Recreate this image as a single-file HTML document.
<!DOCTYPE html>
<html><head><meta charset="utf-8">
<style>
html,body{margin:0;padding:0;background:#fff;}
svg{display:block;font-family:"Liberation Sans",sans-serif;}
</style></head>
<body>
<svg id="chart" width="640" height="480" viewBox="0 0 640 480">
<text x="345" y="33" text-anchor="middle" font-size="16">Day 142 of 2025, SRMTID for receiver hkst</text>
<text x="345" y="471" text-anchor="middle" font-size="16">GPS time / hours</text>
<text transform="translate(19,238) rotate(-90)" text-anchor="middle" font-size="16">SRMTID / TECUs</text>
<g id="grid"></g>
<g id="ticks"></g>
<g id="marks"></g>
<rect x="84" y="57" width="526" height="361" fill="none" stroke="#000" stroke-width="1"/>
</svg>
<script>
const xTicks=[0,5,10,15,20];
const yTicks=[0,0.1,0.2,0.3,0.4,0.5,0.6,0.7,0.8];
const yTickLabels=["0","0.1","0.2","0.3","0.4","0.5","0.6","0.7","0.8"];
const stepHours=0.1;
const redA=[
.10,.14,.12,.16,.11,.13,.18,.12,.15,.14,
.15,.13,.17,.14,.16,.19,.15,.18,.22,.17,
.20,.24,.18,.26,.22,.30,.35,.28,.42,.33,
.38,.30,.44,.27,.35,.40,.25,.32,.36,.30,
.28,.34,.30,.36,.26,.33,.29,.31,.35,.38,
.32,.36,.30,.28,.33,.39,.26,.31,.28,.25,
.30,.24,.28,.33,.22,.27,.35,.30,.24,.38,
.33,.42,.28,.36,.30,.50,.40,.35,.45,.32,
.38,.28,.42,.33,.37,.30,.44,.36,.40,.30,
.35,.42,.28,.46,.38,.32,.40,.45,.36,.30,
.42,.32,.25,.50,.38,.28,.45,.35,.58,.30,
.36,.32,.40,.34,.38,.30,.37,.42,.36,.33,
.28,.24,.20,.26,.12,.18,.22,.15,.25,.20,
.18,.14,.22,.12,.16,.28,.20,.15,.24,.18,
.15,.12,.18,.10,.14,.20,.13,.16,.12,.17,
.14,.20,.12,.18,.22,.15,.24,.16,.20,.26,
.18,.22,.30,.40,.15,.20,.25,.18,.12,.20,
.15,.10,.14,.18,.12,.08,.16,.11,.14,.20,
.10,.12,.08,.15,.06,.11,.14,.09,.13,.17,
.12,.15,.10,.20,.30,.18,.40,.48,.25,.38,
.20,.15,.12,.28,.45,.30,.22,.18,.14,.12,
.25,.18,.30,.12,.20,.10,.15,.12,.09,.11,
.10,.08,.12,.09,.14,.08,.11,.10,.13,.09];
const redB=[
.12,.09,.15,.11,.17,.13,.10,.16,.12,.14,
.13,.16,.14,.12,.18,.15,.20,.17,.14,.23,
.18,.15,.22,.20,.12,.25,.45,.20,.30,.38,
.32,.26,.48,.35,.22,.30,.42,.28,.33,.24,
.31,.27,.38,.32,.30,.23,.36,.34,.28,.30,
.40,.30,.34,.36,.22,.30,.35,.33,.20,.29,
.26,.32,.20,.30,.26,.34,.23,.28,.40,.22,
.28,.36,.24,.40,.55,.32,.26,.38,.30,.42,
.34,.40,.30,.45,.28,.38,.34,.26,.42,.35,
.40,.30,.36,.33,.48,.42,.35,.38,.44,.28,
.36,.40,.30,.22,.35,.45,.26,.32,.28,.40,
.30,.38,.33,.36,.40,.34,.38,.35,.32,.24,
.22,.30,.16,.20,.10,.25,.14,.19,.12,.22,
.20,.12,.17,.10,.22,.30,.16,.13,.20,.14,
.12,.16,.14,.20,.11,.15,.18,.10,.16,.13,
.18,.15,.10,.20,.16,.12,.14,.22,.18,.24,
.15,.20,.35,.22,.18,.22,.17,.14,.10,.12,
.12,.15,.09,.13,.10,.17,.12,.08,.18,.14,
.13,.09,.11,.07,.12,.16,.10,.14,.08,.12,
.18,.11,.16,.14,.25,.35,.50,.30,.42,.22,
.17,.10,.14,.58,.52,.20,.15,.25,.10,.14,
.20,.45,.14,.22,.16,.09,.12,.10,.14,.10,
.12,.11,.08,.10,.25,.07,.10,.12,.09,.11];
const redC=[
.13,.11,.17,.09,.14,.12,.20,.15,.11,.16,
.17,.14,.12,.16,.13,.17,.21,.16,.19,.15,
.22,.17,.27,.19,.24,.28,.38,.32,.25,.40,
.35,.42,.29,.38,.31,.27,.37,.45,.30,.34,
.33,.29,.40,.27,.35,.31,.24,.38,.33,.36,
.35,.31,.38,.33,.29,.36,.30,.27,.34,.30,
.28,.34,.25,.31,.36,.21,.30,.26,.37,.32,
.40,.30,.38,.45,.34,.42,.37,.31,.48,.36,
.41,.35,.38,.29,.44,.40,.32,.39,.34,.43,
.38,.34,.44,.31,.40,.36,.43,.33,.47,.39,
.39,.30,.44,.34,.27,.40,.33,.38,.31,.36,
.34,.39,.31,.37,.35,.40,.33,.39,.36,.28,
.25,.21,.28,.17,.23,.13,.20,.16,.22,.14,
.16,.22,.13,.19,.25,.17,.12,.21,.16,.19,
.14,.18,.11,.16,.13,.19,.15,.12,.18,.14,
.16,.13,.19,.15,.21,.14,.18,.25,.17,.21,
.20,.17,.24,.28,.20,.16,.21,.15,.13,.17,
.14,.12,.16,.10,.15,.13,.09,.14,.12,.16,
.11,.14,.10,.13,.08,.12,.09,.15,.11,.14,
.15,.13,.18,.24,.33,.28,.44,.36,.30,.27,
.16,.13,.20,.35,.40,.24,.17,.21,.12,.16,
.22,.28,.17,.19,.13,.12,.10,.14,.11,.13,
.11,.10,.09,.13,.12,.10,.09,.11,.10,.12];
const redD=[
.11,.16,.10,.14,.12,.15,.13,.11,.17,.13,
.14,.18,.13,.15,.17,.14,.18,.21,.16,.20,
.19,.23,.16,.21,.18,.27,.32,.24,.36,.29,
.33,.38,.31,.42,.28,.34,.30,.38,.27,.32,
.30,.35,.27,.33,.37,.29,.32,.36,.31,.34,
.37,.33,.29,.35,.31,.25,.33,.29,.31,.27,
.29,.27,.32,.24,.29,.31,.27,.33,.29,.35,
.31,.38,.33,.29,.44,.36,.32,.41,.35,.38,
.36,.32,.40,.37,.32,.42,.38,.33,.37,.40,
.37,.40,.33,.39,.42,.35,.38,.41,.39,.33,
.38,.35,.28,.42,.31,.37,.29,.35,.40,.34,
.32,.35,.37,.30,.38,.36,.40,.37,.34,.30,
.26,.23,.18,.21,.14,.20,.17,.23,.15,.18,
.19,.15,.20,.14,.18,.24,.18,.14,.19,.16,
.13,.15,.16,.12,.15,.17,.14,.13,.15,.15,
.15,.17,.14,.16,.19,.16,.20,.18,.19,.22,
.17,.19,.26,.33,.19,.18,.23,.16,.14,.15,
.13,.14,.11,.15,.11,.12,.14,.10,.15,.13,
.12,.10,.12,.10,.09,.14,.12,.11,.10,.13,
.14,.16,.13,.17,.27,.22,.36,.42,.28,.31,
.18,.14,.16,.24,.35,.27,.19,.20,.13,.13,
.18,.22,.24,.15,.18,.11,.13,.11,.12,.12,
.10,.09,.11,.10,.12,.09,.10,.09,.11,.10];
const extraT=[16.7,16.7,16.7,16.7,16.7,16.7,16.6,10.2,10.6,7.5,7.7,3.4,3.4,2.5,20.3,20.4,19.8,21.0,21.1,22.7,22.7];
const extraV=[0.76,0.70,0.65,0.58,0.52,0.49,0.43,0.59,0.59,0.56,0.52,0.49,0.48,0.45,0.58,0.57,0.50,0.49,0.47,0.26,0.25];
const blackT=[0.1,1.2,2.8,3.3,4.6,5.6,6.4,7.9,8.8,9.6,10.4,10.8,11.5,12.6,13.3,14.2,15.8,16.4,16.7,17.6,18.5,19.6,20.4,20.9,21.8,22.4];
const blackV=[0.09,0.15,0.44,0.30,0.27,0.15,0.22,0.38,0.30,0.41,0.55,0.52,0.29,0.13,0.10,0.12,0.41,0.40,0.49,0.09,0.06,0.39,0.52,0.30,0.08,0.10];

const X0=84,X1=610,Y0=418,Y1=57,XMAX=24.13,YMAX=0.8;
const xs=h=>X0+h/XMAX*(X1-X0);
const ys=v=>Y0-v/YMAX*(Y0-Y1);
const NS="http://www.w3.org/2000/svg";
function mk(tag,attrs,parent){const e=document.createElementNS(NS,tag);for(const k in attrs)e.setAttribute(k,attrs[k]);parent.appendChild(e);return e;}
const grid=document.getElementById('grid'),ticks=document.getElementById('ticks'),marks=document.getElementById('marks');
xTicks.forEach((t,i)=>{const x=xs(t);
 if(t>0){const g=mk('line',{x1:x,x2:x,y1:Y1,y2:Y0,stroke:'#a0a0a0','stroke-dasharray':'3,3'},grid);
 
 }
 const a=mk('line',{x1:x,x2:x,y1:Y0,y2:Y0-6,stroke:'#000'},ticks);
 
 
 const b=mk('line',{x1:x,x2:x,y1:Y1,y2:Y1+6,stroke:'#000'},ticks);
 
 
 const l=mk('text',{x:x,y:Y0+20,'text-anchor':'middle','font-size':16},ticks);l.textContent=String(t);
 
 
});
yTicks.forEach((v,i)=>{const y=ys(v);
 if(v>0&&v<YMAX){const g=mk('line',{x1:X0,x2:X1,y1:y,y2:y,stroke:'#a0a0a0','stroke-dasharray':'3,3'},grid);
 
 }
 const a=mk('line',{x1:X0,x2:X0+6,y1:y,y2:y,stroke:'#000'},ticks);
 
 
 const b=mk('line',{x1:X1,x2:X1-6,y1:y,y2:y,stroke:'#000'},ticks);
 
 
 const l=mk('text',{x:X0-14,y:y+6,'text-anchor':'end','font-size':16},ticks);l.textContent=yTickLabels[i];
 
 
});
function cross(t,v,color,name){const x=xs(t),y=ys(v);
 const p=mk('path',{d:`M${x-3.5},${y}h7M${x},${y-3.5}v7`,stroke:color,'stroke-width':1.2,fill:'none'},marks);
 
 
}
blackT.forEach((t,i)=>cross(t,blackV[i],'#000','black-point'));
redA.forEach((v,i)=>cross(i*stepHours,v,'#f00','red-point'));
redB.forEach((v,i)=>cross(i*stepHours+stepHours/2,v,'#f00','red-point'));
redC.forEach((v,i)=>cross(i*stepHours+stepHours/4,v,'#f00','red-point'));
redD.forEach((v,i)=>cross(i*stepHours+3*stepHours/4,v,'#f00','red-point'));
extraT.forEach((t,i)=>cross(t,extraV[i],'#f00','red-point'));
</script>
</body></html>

* * *

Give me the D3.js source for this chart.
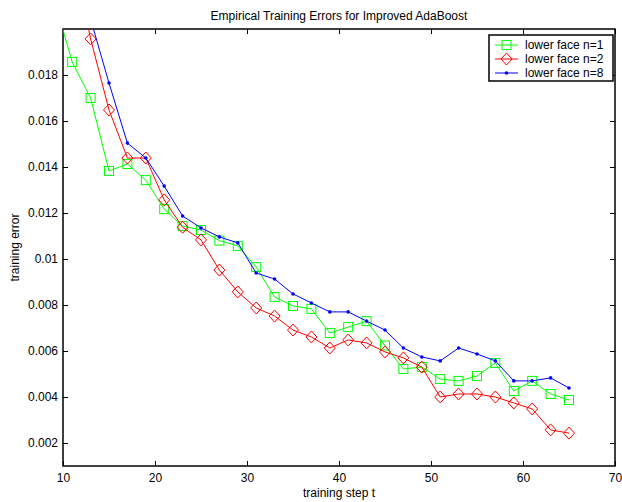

...

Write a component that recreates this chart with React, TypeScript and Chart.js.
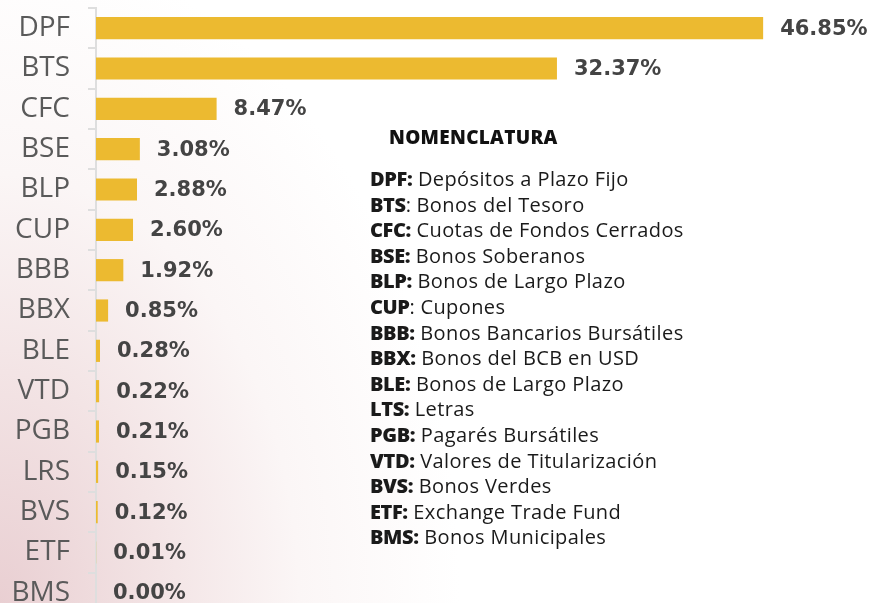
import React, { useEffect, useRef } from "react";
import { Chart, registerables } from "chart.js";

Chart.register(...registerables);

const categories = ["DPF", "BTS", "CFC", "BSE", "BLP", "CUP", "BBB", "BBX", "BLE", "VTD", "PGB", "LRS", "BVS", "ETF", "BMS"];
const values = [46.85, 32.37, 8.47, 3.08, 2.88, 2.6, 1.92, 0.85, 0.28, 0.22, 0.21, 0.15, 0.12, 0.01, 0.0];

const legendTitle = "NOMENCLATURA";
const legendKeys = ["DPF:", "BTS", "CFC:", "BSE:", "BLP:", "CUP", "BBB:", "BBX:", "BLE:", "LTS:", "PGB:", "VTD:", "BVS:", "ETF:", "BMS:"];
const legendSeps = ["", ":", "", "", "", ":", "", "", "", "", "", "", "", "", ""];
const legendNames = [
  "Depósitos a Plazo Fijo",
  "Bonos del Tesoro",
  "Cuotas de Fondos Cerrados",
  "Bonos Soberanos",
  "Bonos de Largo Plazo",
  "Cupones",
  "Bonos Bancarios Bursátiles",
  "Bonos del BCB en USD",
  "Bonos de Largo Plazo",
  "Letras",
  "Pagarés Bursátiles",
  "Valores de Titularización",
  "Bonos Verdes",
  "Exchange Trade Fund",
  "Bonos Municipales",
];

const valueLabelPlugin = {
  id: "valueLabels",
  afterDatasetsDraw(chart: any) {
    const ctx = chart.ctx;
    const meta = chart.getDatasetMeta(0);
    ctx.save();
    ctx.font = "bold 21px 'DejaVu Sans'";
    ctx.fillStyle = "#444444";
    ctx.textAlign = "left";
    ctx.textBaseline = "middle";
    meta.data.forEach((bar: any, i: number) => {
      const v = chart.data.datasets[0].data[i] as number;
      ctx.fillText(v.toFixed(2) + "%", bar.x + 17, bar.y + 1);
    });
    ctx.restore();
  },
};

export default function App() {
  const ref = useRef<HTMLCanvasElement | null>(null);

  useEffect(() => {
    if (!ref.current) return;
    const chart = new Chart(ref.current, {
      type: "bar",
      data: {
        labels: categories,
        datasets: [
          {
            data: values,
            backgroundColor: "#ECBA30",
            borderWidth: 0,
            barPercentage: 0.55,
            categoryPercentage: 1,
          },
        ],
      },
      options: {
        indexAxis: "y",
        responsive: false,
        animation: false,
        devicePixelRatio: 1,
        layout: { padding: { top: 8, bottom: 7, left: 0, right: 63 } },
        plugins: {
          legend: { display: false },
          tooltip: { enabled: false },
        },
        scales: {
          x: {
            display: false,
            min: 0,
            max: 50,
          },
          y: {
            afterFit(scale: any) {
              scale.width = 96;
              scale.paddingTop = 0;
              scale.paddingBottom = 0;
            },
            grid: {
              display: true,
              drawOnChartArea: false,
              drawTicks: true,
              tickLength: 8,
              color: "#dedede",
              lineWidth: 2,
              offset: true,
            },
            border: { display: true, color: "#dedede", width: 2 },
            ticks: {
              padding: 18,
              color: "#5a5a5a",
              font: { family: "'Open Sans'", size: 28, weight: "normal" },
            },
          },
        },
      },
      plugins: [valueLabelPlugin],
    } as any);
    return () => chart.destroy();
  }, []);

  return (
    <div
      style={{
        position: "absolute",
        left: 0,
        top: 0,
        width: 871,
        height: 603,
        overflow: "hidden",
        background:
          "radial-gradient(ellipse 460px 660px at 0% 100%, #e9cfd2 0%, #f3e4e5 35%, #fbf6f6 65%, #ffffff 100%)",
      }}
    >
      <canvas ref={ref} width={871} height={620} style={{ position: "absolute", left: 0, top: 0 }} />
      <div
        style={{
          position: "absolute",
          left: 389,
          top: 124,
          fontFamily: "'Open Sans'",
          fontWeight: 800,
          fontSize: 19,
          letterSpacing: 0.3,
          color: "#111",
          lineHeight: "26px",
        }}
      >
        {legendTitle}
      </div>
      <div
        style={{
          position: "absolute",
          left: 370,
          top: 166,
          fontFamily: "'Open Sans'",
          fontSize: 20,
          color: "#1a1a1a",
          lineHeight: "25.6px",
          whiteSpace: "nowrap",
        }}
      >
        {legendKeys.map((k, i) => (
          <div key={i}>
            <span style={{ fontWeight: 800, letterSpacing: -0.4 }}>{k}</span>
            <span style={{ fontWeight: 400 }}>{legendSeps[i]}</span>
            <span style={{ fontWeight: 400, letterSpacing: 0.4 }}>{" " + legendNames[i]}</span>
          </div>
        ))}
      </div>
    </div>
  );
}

→ **STATED TASK**: Make an exact copy of the lines from the one containing "Write a component" to the one containing "Chart.register(...registerables);", keeping both and leaving out every picture.

→ **REPLY TO THE EXERCISE**:
Write a component that recreates this chart with React, TypeScript and Chart.js.
import React, { useEffect, useRef } from "react";
import { Chart, registerables } from "chart.js";

Chart.register(...registerables);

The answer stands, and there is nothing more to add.